Supplied data:
_ _ _ _

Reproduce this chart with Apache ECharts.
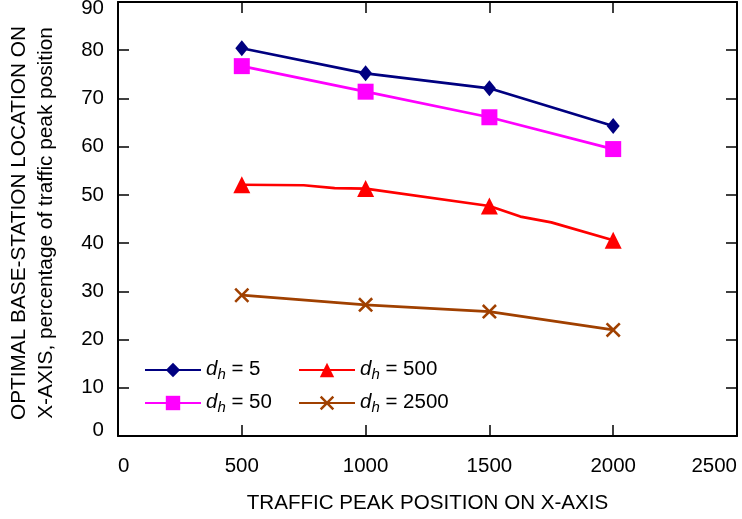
<!DOCTYPE html>
<html><head><meta charset="utf-8">
<script src="https://cdn.jsdelivr.net/npm/echarts@6/dist/echarts.min.js"></script>
<style>html,body{margin:0;padding:0;background:#fff}#c{width:742px;height:519px}</style>
</head><body><div id="c"></div><script>
// ---- data ----
const xMin = 0, xMax = 2500, xStep = 500;
const yMin = 0, yMax = 90, yStep = 10;
const markerX = [500, 1000, 1500, 2000];

const dh5X = [500, 1000, 1500, 2000];
const dh5Y = [80.4, 75.2, 72.1, 64.3];

const dh50X = [500, 1000, 1500, 2000];
const dh50Y = [76.7, 71.4, 66.1, 59.5];

const dh500X = [500, 750, 875, 1000, 1500, 1625, 1750, 2000];
const dh500Y = [52.1, 52.0, 51.4, 51.3, 47.7, 45.5, 44.3, 40.6];

const dh2500X = [500, 1000, 1500, 2000];
const dh2500Y = [29.2, 27.2, 25.8, 22.0];

const seriesNames = ['dh5', 'dh50', 'dh500', 'dh2500'];
const legendValues = { dh5: '5', dh50: '50', dh500: '500', dh2500: '2500' };

const xTitle = 'TRAFFIC PEAK POSITION ON X-AXIS';
const yTitle = 'OPTIMAL BASE-STATION LOCATION ON\nX-AXIS, percentage of traffic peak position';

// ---- build ----
const FONT = 'Liberation Sans, Arial, Helvetica, sans-serif';
const xShape = 'path://M0,1.2L1.2,0L5,3.8L8.8,0L10,1.2L6.2,5L10,8.8L8.8,10L5,6.2L1.2,10L0,8.8L3.8,5Z';

function pts(xs, ys) {
  return xs.map((x, i) => markerX.includes(x) ? [x, ys[i]] : { value: [x, ys[i]], symbol: 'none' });
}
function mk(name, xs, ys, color, symbol, size) {
  return {
    name, type: 'line', data: pts(xs, ys), xAxisIndex: 0, yAxisIndex: 0,
    symbol, symbolSize: size, showAllSymbol: true,
    lineStyle: { color, width: 2.7 },
    itemStyle: { color, opacity: 1 },
    emphasis: { disabled: true }, animation: false, z: 3
  };
}

const axisCommon = {
  axisLine: { show: true, onZero: false, lineStyle: { color: '#000', width: 2 } },
  axisTick: { show: true, inside: true, length: 11, lineStyle: { color: '#000', width: 1.5 } },
  splitLine: { show: false }
};

const legendRich = {
  i: { fontStyle: 'italic', fontSize: 20.5, fontFamily: FONT, color: '#000', lineHeight: 26, verticalAlign: 'top', padding: [2, 0, 0, 0] },
  s: { fontStyle: 'italic', fontSize: 15, fontFamily: FONT, color: '#000', verticalAlign: 'top', lineHeight: 12, padding: [10, 0, 0, 0] },
  t: { fontSize: 20.5, fontFamily: FONT, color: '#000', lineHeight: 26, verticalAlign: 'top', padding: [2, 0, 0, 0] }
};
function legendFmt(n) { return '{i|d}{s|h}{t| = ' + legendValues[n] + '}'; }
const legendCommon = {
  orient: 'vertical', itemWidth: 56, itemHeight: 18, itemGap: 8, padding: 0,
  formatter: legendFmt, textStyle: { rich: legendRich }, selectedMode: false
};

const tickFont = { fontSize: 20.5, fontFamily: FONT, color: '#000' };

const option = {
  backgroundColor: '#fff',
  animation: false,
  grid: { left: 118, right: 5, top: 2, bottom: 83, outerBoundsMode: 'none', containLabel: false },
  xAxis: [
    Object.assign({}, axisCommon, {
      type: 'value', min: xMin, max: xMax, interval: xStep, position: 'bottom',
      name: xTitle, nameLocation: 'middle', nameGap: 57,
      nameTextStyle: { fontSize: 20.6, fontFamily: FONT, color: '#000' },
      axisLabel: Object.assign({}, tickFont, { margin: 20, alignMinLabel: 'left', alignMaxLabel: 'right', formatter: v => String(v) })
    }),
    Object.assign({}, axisCommon, {
      type: 'value', min: xMin, max: xMax, interval: xStep, position: 'top',
      axisLabel: { show: false }
    })
  ],
  yAxis: [
    Object.assign({}, axisCommon, {
      type: 'value', min: yMin, max: yMax, interval: yStep, position: 'left',
      name: yTitle, nameLocation: 'middle', nameGap: 58, nameRotate: 90,
      nameTextStyle: { fontSize: 20.8, fontFamily: FONT, color: '#000', lineHeight: 27, align: 'center', padding: [0, 8, 0, 0] },
      axisLabel: Object.assign({}, tickFont, {
        margin: 14,
        formatter: v => v === yMax ? '{a|' + v + '}' : (v === yMin ? '{b|' + v + '}' : String(v)),
        rich: {
          a: Object.assign({}, tickFont, { padding: [12, 0, 0, 0] }),
          b: Object.assign({}, tickFont, { padding: [0, 0, 12, 0] })
        }
      })
    }),
    Object.assign({}, axisCommon, {
      type: 'value', min: yMin, max: yMax, interval: yStep, position: 'right',
      axisLabel: { show: false }
    })
  ],
  legend: [
    Object.assign({}, legendCommon, { left: 144, top: 357, data: ['dh5', 'dh50'] }),
    Object.assign({}, legendCommon, { left: 298, top: 357, data: ['dh500', 'dh2500'] })
  ],
  series: [
    mk('dh5', dh5X, dh5Y, '#000080', 'diamond', [13, 16]),
    mk('dh50', dh50X, dh50Y, '#ff00ff', 'rect', 16),
    mk('dh500', dh500X, dh500Y, '#ff0000', 'triangle', 17),
    mk('dh2500', dh2500X, dh2500Y, '#a04000', xShape, 15)
  ]
};
const chart = echarts.init(document.getElementById('c'), null, { renderer: 'canvas' });
chart.setOption(option);
</script></body></html>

_ _ _ _

What is required: From the material above, copy everything exactly but the pictures.

Correct answer:
Reproduce this chart with Apache ECharts.
<!DOCTYPE html>
<html><head><meta charset="utf-8">
<script src="https://cdn.jsdelivr.net/npm/echarts@6/dist/echarts.min.js"></script>
<style>html,body{margin:0;padding:0;background:#fff}#c{width:742px;height:519px}</style>
</head><body><div id="c"></div><script>
// ---- data ----
const xMin = 0, xMax = 2500, xStep = 500;
const yMin = 0, yMax = 90, yStep = 10;
const markerX = [500, 1000, 1500, 2000];

const dh5X = [500, 1000, 1500, 2000];
const dh5Y = [80.4, 75.2, 72.1, 64.3];

const dh50X = [500, 1000, 1500, 2000];
const dh50Y = [76.7, 71.4, 66.1, 59.5];

const dh500X = [500, 750, 875, 1000, 1500, 1625, 1750, 2000];
const dh500Y = [52.1, 52.0, 51.4, 51.3, 47.7, 45.5, 44.3, 40.6];

const dh2500X = [500, 1000, 1500, 2000];
const dh2500Y = [29.2, 27.2, 25.8, 22.0];

const seriesNames = ['dh5', 'dh50', 'dh500', 'dh2500'];
const legendValues = { dh5: '5', dh50: '50', dh500: '500', dh2500: '2500' };

const xTitle = 'TRAFFIC PEAK POSITION ON X-AXIS';
const yTitle = 'OPTIMAL BASE-STATION LOCATION ON\nX-AXIS, percentage of traffic peak position';

// ---- build ----
const FONT = 'Liberation Sans, Arial, Helvetica, sans-serif';
const xShape = 'path://M0,1.2L1.2,0L5,3.8L8.8,0L10,1.2L6.2,5L10,8.8L8.8,10L5,6.2L1.2,10L0,8.8L3.8,5Z';

function pts(xs, ys) {
  return xs.map((x, i) => markerX.includes(x) ? [x, ys[i]] : { value: [x, ys[i]], symbol: 'none' });
}
function mk(name, xs, ys, color, symbol, size) {
  return {
    name, type: 'line', data: pts(xs, ys), xAxisIndex: 0, yAxisIndex: 0,
    symbol, symbolSize: size, showAllSymbol: true,
    lineStyle: { color, width: 2.7 },
    itemStyle: { color, opacity: 1 },
    emphasis: { disabled: true }, animation: false, z: 3
  };
}

const axisCommon = {
  axisLine: { show: true, onZero: false, lineStyle: { color: '#000', width: 2 } },
  axisTick: { show: true, inside: true, length: 11, lineStyle: { color: '#000', width: 1.5 } },
  splitLine: { show: false }
};

const legendRich = {
  i: { fontStyle: 'italic', fontSize: 20.5, fontFamily: FONT, color: '#000', lineHeight: 26, verticalAlign: 'top', padding: [2, 0, 0, 0] },
  s: { fontStyle: 'italic', fontSize: 15, fontFamily: FONT, color: '#000', verticalAlign: 'top', lineHeight: 12, padding: [10, 0, 0, 0] },
  t: { fontSize: 20.5, fontFamily: FONT, color: '#000', lineHeight: 26, verticalAlign: 'top', padding: [2, 0, 0, 0] }
};
function legendFmt(n) { return '{i|d}{s|h}{t| = ' + legendValues[n] + '}'; }
const legendCommon = {
  orient: 'vertical', itemWidth: 56, itemHeight: 18, itemGap: 8, padding: 0,
  formatter: legendFmt, textStyle: { rich: legendRich }, selectedMode: false
};

const tickFont = { fontSize: 20.5, fontFamily: FONT, color: '#000' };

const option = {
  backgroundColor: '#fff',
  animation: false,
  grid: { left: 118, right: 5, top: 2, bottom: 83, outerBoundsMode: 'none', containLabel: false },
  xAxis: [
    Object.assign({}, axisCommon, {
      type: 'value', min: xMin, max: xMax, interval: xStep, position: 'bottom',
      name: xTitle, nameLocation: 'middle', nameGap: 57,
      nameTextStyle: { fontSize: 20.6, fontFamily: FONT, color: '#000' },
      axisLabel: Object.assign({}, tickFont, { margin: 20, alignMinLabel: 'left', alignMaxLabel: 'right', formatter: v => String(v) })
    }),
    Object.assign({}, axisCommon, {
      type: 'value', min: xMin, max: xMax, interval: xStep, position: 'top',
      axisLabel: { show: false }
    })
  ],
  yAxis: [
    Object.assign({}, axisCommon, {
      type: 'value', min: yMin, max: yMax, interval: yStep, position: 'left',
      name: yTitle, nameLocation: 'middle', nameGap: 58, nameRotate: 90,
      nameTextStyle: { fontSize: 20.8, fontFamily: FONT, color: '#000', lineHeight: 27, align: 'center', padding: [0, 8, 0, 0] },
      axisLabel: Object.assign({}, tickFont, {
        margin: 14,
        formatter: v => v === yMax ? '{a|' + v + '}' : (v === yMin ? '{b|' + v + '}' : String(v)),
        rich: {
          a: Object.assign({}, tickFont, { padding: [12, 0, 0, 0] }),
          b: Object.assign({}, tickFont, { padding: [0, 0, 12, 0] })
        }
      })
    }),
    Object.assign({}, axisCommon, {
      type: 'value', min: yMin, max: yMax, interval: yStep, position: 'right',
      axisLabel: { show: false }
    })
  ],
  legend: [
    Object.assign({}, legendCommon, { left: 144, top: 357, data: ['dh5', 'dh50'] }),
    Object.assign({}, legendCommon, { left: 298, top: 357, data: ['dh500', 'dh2500'] })
  ],
  series: [
    mk('dh5', dh5X, dh5Y, '#000080', 'diamond', [13, 16]),
    mk('dh50', dh50X, dh50Y, '#ff00ff', 'rect', 16),
    mk('dh500', dh500X, dh500Y, '#ff0000', 'triangle', 17),
    mk('dh2500', dh2500X, dh2500Y, '#a04000', xShape, 15)
  ]
};
const chart = echarts.init(document.getElementById('c'), null, { renderer: 'canvas' });
chart.setOption(option);
</script></body></html>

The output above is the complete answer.